If none of these vignettes makes immediate sense in a strict story sense, thematically they blend beautifully. Lynch is obsessed with the weight of dreams, the potent force of unseen dread, the mystery of a city, an unknown woman or monster, the lure of something both terrifying and seductive. Mulholland Drive is filled with shady, despotic overlords, enforcers who speak in coded Zen epithets, and the retro kitsch of dance contests and harmonized pop songs. When people say Lynch is overly surreal or ironic, they seemingly miss the point. Yes, he is both, and also creepy and often perverse, but no other modern filmmaker understands the totemic weight of kitsch, surreal visions, and confusing role reversals. Lynch has the rare ability to make even the most far-fetched plot machinations seem absolutely natural. Without even considering the film’s themes or “meaning” (of which, I believe, there are many), Mulholland Drive is an absolutely successful fever dream, a film style that is mysteriously excluded in the escapist genre.

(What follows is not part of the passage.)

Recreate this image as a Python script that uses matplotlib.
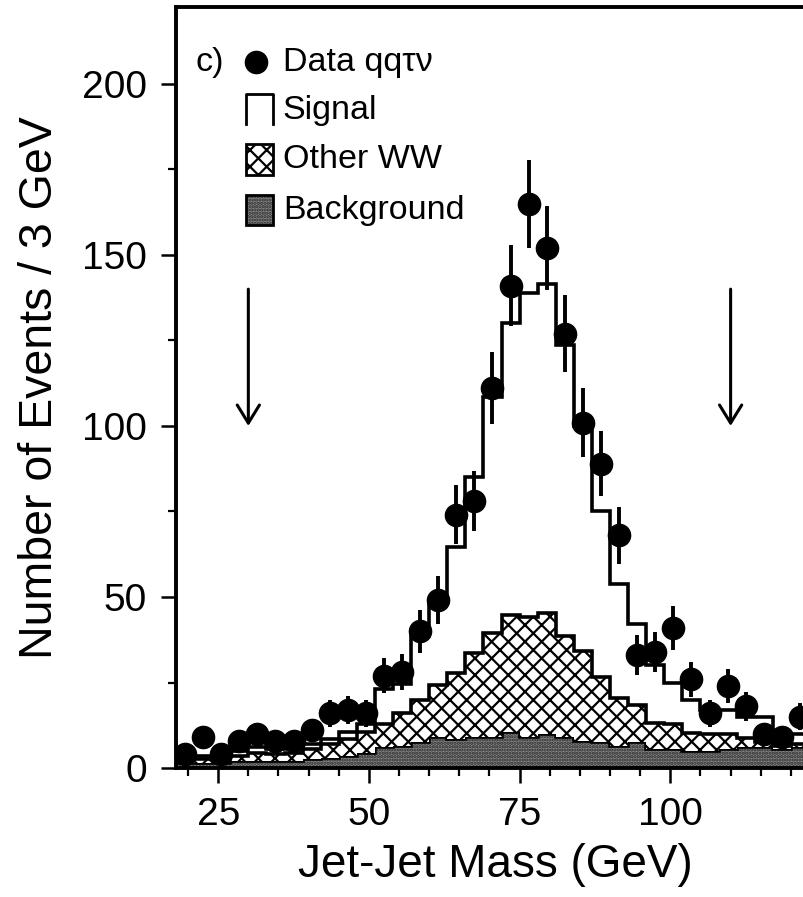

As the film progresses and Betty and Rita become closer to each other and to discovering Rita’s identity, they attend a bizarre art performance. There they find a blue box that fits the corresponding blue key in Rita’s bag. When they open the box, the film switches to a different and far darker reality.

I don’t think there is one right explanation to Mulholland Drive, as it is not definitively spelled out. While it bothers some, to me it is a daring and exciting experiment in real audience participation. Lynch does not tell what is what—you decide.

Mulholland Drive is the rare film that lives on in your mind long after it’s over. See it, love it, see it again. I know I will.